**** The input ****

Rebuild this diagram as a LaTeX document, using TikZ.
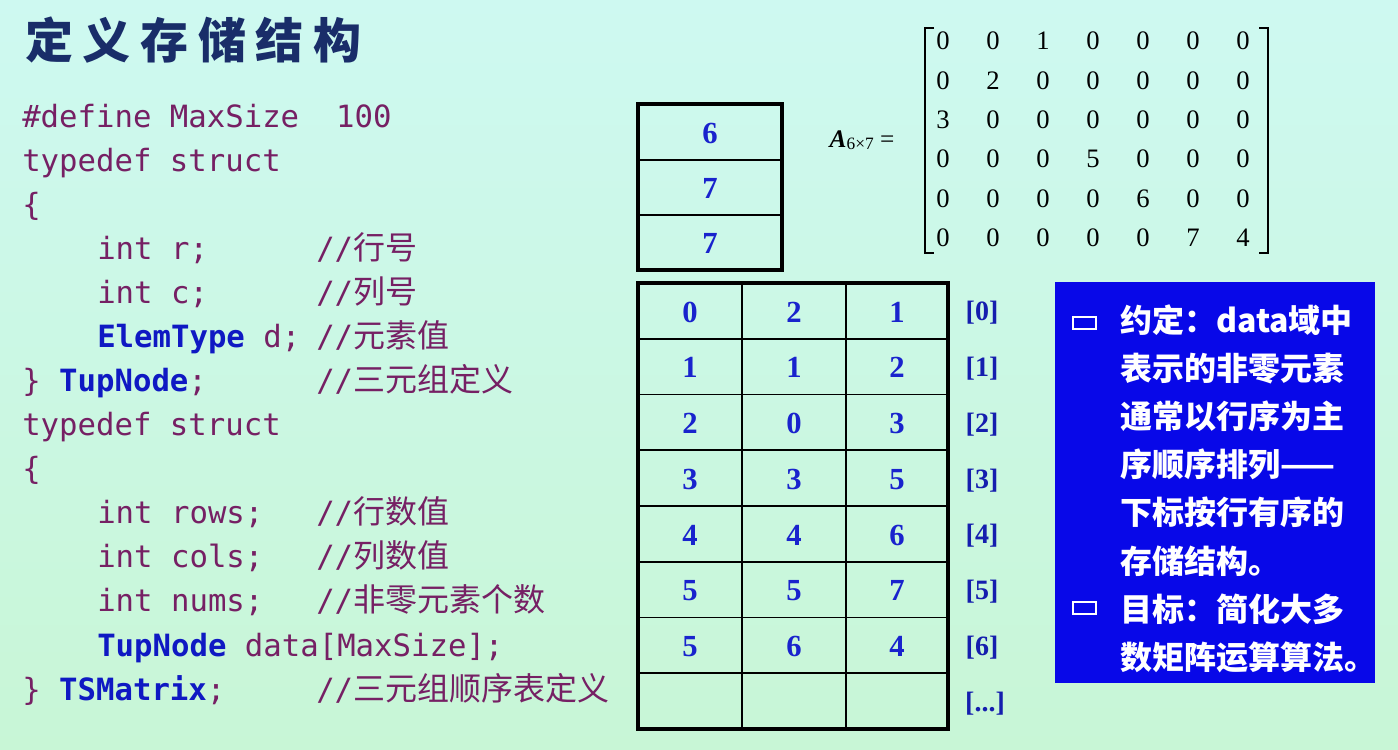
\documentclass[tikz,border=0pt]{standalone}
\usepackage{fontspec}
\setmainfont{Liberation Serif}
\newfontfamily\cjk{Noto Sans CJK SC}
\newfontfamily\codefont{DejaVu Sans Mono}
\newfontfamily\titlefont[LetterSpace=20]{Noto Sans CJK SC}
\definecolor{bgtop}{RGB}{206,249,241}
\definecolor{bgbot}{RGB}{200,246,214}
\definecolor{codec}{RGB}{118,32,100}
\definecolor{kwc}{RGB}{15,25,195}
\definecolor{numc}{RGB}{25,35,205}
\definecolor{boxc}{RGB}{8,8,232}
\definecolor{titlec}{RGB}{25,45,105}
\newcommand{\kwd}[1]{\textcolor{kwc}{\bfseries #1}}
\newcommand{\cjkc}{\cjk\fontsize{24}{28}\selectfont}
\begin{document}
\begin{tikzpicture}[x=0.75pt,y=-0.75pt,
  code/.style={anchor=base west, inner sep=0pt, text=codec, font=\codefont\fontsize{23}{27}\selectfont},
  num/.style={inner sep=0pt, text=numc, font=\bfseries\fontsize{23}{27}\selectfont},
  idx/.style={inner sep=0pt, text=numc!85!black, font=\bfseries\fontsize{21}{25}\selectfont},
  mat/.style={inner sep=0pt, text=black, font=\fontsize{20}{23}\selectfont},
  boxtxt/.style={anchor=base west, inner sep=0pt, text=white, font=\cjk\bfseries\fontsize{24}{28}\selectfont},
  outer/.style={line width=2.3pt},
  inner/.style={line width=1.4pt}]
\shade[top color=bgtop,bottom color=bgbot] (0,0) rectangle (1398,749);
\useasboundingbox (0,0) rectangle (1398,749);

% title
\node[anchor=west, inner sep=0pt, text=titlec, font=\titlefont\bfseries\fontsize{36}{40}\selectfont] (title) at (25,40) {定义存储结构};

% code
\node[code] (c1) at (22,127) {\#define MaxSize~~100};
\node[code] (c2) at (22,171.1) {typedef struct};
\node[code] (c3) at (22,215.2) {\{};
\node[code] (c4) at (97,259.2) {int r;};
\node[code] (k4) at (316,259.2) {//\cjkc 行号};
\node[code] (c5) at (97,303.3) {int c;};
\node[code] (k5) at (316,303.3) {//\cjkc 列号};
\node[code] (c6) at (97,347.4) {\kwd{ElemType} d;};
\node[code] (k6) at (316,347.4) {//\cjkc 元素值};
\node[code] (c7) at (22,391.5) {\} \kwd{TupNode};};
\node[code] (k7) at (316,391.5) {//\cjkc 三元组定义};
\node[code] (c8) at (22,435.6) {typedef struct};
\node[code] (c9) at (22,479.7) {\{};
\node[code] (c10) at (97,523.8) {int rows;};
\node[code] (k10) at (316,523.8) {//\cjkc 行数值};
\node[code] (c11) at (97,567.9) {int cols;};
\node[code] (k11) at (316,567.9) {//\cjkc 列数值};
\node[code] (c12) at (97,611.9) {int nums;};
\node[code] (k12) at (316,611.9) {//\cjkc 非零元素个数};
\node[code] (c13) at (97,656) {\kwd{TupNode} data[MaxSize];};
\node[code] (c14) at (22,700.1) {\} \kwd{TSMatrix};};
\node[code] (k14) at (316,700.1) {//\cjkc 三元组顺序表定义};

% small table
\draw[outer] (638,104) rectangle (782,270);
\draw[line width=3pt] (636.5,104) -- (783.5,104);
\draw[inner] (638,160) -- (782,160);
\draw[inner] (638,215) -- (782,215);
\node[num] (s1) at (710,133) {6};
\node[num] (s2) at (710,188) {7};
\node[num] (s3) at (710,243) {7};

% big table
\draw[outer] (638,283) rectangle (948,729);
\draw[inner] (742,283) -- (742,729);
\draw[inner] (846,283) -- (846,729);
\foreach \k in {1,...,7} {\draw[inner] (638,{283+55.75*\k}) -- (948,{283+55.75*\k});}
\foreach \a/\b/\c [count=\i from 0] in {0/2/1,1/1/2,2/0/3,3/3/5,4/4/6,5/5/7,5/6/4} {
  \node[num] (t\i a) at (690,{312+55.75*\i}) {\a};
  \node[num] (t\i b) at (794,{312+55.75*\i}) {\b};
  \node[num] (t\i c) at (897,{312+55.75*\i}) {\c};
  \node[idx] (x\i) at (982,{313+55.75*\i}) {[\i]};
}
\node[idx] (xdots) at (985,704) {[...]};

% matrix
\node[inner sep=0pt, font=\fontsize{19}{22}\selectfont] (A) at (862,140) {{\itshape\bfseries A}{\fontsize{13}{15}\selectfont\raisebox{-0.3ex}{6×7}} =};
\foreach \row [count=\i] in {{0,0,1,0,0,0,0},{0,2,0,0,0,0,0},{3,0,0,0,0,0,0},{0,0,0,5,0,0,0},{0,0,0,0,6,0,0},{0,0,0,0,0,7,4}} {
  \foreach \v [count=\j] in \row {
    \node[mat] (m\i-\j) at ({943+50*(\j-1)},{41+39.4*(\i-1)}) {\v};
  }
}
\draw[line width=1.5pt] (934,28) -- (925,28) -- (925,253) -- (934,253);
\draw[line width=1.5pt] (1259,28) -- (1268,28) -- (1268,253) -- (1259,253);

% blue box
\fill[boxc] (1055,282) rectangle (1375,683);
\draw[white, line width=1.2pt] (1073,317) rectangle (1096,329);
\draw[white, line width=1.2pt] (1073,602) rectangle (1096,614);
\node[boxtxt] (b1) at (1120,332) {约定：data域中};
\node[boxtxt] (b2) at (1120,380) {表示的非零元素};
\node[boxtxt] (b3) at (1120,428) {通常以行序为主};
\node[boxtxt] (b4) at (1120,476) {序顺序排列——};
\node[boxtxt] (b5) at (1120,524) {下标按行有序的};
\node[boxtxt] (b6) at (1120,573) {存储结构。};
\node[boxtxt] (b7) at (1120,621) {目标：简化大多};
\node[boxtxt] (b8) at (1120,669) {数矩阵运算算法。};
\end{tikzpicture}
\end{document}
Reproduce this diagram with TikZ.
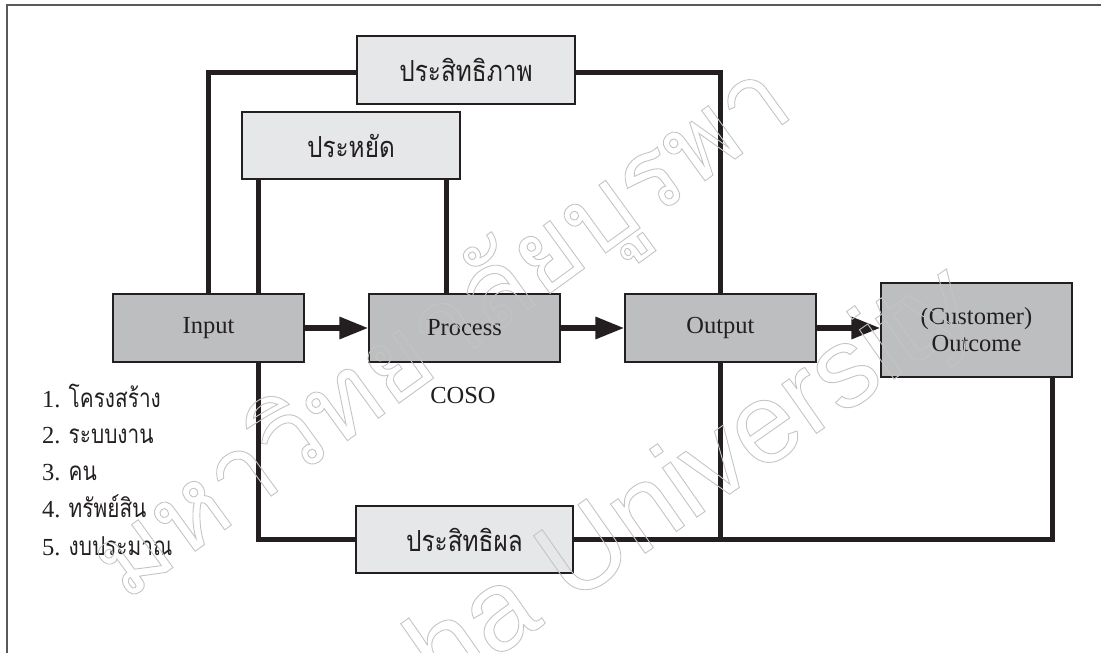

****

Exercise requirements | What is needed is an exact reproduction of the data, pictures excluded.

Result of this exercise |
Rebuild this diagram as a LaTeX document, using TikZ.
\documentclass[tikz,border=0pt]{standalone}
\usepackage{fontspec}
\setmainfont{Liberation Serif}
\newfontfamily\cjk{Noto Sans CJK SC}
\newfontfamily\codefont{DejaVu Sans Mono}
\newfontfamily\titlefont[LetterSpace=20]{Noto Sans CJK SC}
\definecolor{bgtop}{RGB}{206,249,241}
\definecolor{bgbot}{RGB}{200,246,214}
\definecolor{codec}{RGB}{118,32,100}
\definecolor{kwc}{RGB}{15,25,195}
\definecolor{numc}{RGB}{25,35,205}
\definecolor{boxc}{RGB}{8,8,232}
\definecolor{titlec}{RGB}{25,45,105}
\newcommand{\kwd}[1]{\textcolor{kwc}{\bfseries #1}}
\newcommand{\cjkc}{\cjk\fontsize{24}{28}\selectfont}
\begin{document}
\begin{tikzpicture}[x=0.75pt,y=-0.75pt,
  code/.style={anchor=base west, inner sep=0pt, text=codec, font=\codefont\fontsize{23}{27}\selectfont},
  num/.style={inner sep=0pt, text=numc, font=\bfseries\fontsize{23}{27}\selectfont},
  idx/.style={inner sep=0pt, text=numc!85!black, font=\bfseries\fontsize{21}{25}\selectfont},
  mat/.style={inner sep=0pt, text=black, font=\fontsize{20}{23}\selectfont},
  boxtxt/.style={anchor=base west, inner sep=0pt, text=white, font=\cjk\bfseries\fontsize{24}{28}\selectfont},
  outer/.style={line width=2.3pt},
  inner/.style={line width=1.4pt}]
\shade[top color=bgtop,bottom color=bgbot] (0,0) rectangle (1398,749);
\useasboundingbox (0,0) rectangle (1398,749);

% title
\node[anchor=west, inner sep=0pt, text=titlec, font=\titlefont\bfseries\fontsize{36}{40}\selectfont] (title) at (25,40) {定义存储结构};

% code
\node[code] (c1) at (22,127) {\#define MaxSize~~100};
\node[code] (c2) at (22,171.1) {typedef struct};
\node[code] (c3) at (22,215.2) {\{};
\node[code] (c4) at (97,259.2) {int r;};
\node[code] (k4) at (316,259.2) {//\cjkc 行号};
\node[code] (c5) at (97,303.3) {int c;};
\node[code] (k5) at (316,303.3) {//\cjkc 列号};
\node[code] (c6) at (97,347.4) {\kwd{ElemType} d;};
\node[code] (k6) at (316,347.4) {//\cjkc 元素值};
\node[code] (c7) at (22,391.5) {\} \kwd{TupNode};};
\node[code] (k7) at (316,391.5) {//\cjkc 三元组定义};
\node[code] (c8) at (22,435.6) {typedef struct};
\node[code] (c9) at (22,479.7) {\{};
\node[code] (c10) at (97,523.8) {int rows;};
\node[code] (k10) at (316,523.8) {//\cjkc 行数值};
\node[code] (c11) at (97,567.9) {int cols;};
\node[code] (k11) at (316,567.9) {//\cjkc 列数值};
\node[code] (c12) at (97,611.9) {int nums;};
\node[code] (k12) at (316,611.9) {//\cjkc 非零元素个数};
\node[code] (c13) at (97,656) {\kwd{TupNode} data[MaxSize];};
\node[code] (c14) at (22,700.1) {\} \kwd{TSMatrix};};
\node[code] (k14) at (316,700.1) {//\cjkc 三元组顺序表定义};

% small table
\draw[outer] (638,104) rectangle (782,270);
\draw[line width=3pt] (636.5,104) -- (783.5,104);
\draw[inner] (638,160) -- (782,160);
\draw[inner] (638,215) -- (782,215);
\node[num] (s1) at (710,133) {6};
\node[num] (s2) at (710,188) {7};
\node[num] (s3) at (710,243) {7};

% big table
\draw[outer] (638,283) rectangle (948,729);
\draw[inner] (742,283) -- (742,729);
\draw[inner] (846,283) -- (846,729);
\foreach \k in {1,...,7} {\draw[inner] (638,{283+55.75*\k}) -- (948,{283+55.75*\k});}
\foreach \a/\b/\c [count=\i from 0] in {0/2/1,1/1/2,2/0/3,3/3/5,4/4/6,5/5/7,5/6/4} {
  \node[num] (t\i a) at (690,{312+55.75*\i}) {\a};
  \node[num] (t\i b) at (794,{312+55.75*\i}) {\b};
  \node[num] (t\i c) at (897,{312+55.75*\i}) {\c};
  \node[idx] (x\i) at (982,{313+55.75*\i}) {[\i]};
}
\node[idx] (xdots) at (985,704) {[...]};

% matrix
\node[inner sep=0pt, font=\fontsize{19}{22}\selectfont] (A) at (862,140) {{\itshape\bfseries A}{\fontsize{13}{15}\selectfont\raisebox{-0.3ex}{6×7}} =};
\foreach \row [count=\i] in {{0,0,1,0,0,0,0},{0,2,0,0,0,0,0},{3,0,0,0,0,0,0},{0,0,0,5,0,0,0},{0,0,0,0,6,0,0},{0,0,0,0,0,7,4}} {
  \foreach \v [count=\j] in \row {
    \node[mat] (m\i-\j) at ({943+50*(\j-1)},{41+39.4*(\i-1)}) {\v};
  }
}
\draw[line width=1.5pt] (934,28) -- (925,28) -- (925,253) -- (934,253);
\draw[line width=1.5pt] (1259,28) -- (1268,28) -- (1268,253) -- (1259,253);

% blue box
\fill[boxc] (1055,282) rectangle (1375,683);
\draw[white, line width=1.2pt] (1073,317) rectangle (1096,329);
\draw[white, line width=1.2pt] (1073,602) rectangle (1096,614);
\node[boxtxt] (b1) at (1120,332) {约定：data域中};
\node[boxtxt] (b2) at (1120,380) {表示的非零元素};
\node[boxtxt] (b3) at (1120,428) {通常以行序为主};
\node[boxtxt] (b4) at (1120,476) {序顺序排列——};
\node[boxtxt] (b5) at (1120,524) {下标按行有序的};
\node[boxtxt] (b6) at (1120,573) {存储结构。};
\node[boxtxt] (b7) at (1120,621) {目标：简化大多};
\node[boxtxt] (b8) at (1120,669) {数矩阵运算算法。};
\end{tikzpicture}
\end{document}
Reproduce this diagram with TikZ.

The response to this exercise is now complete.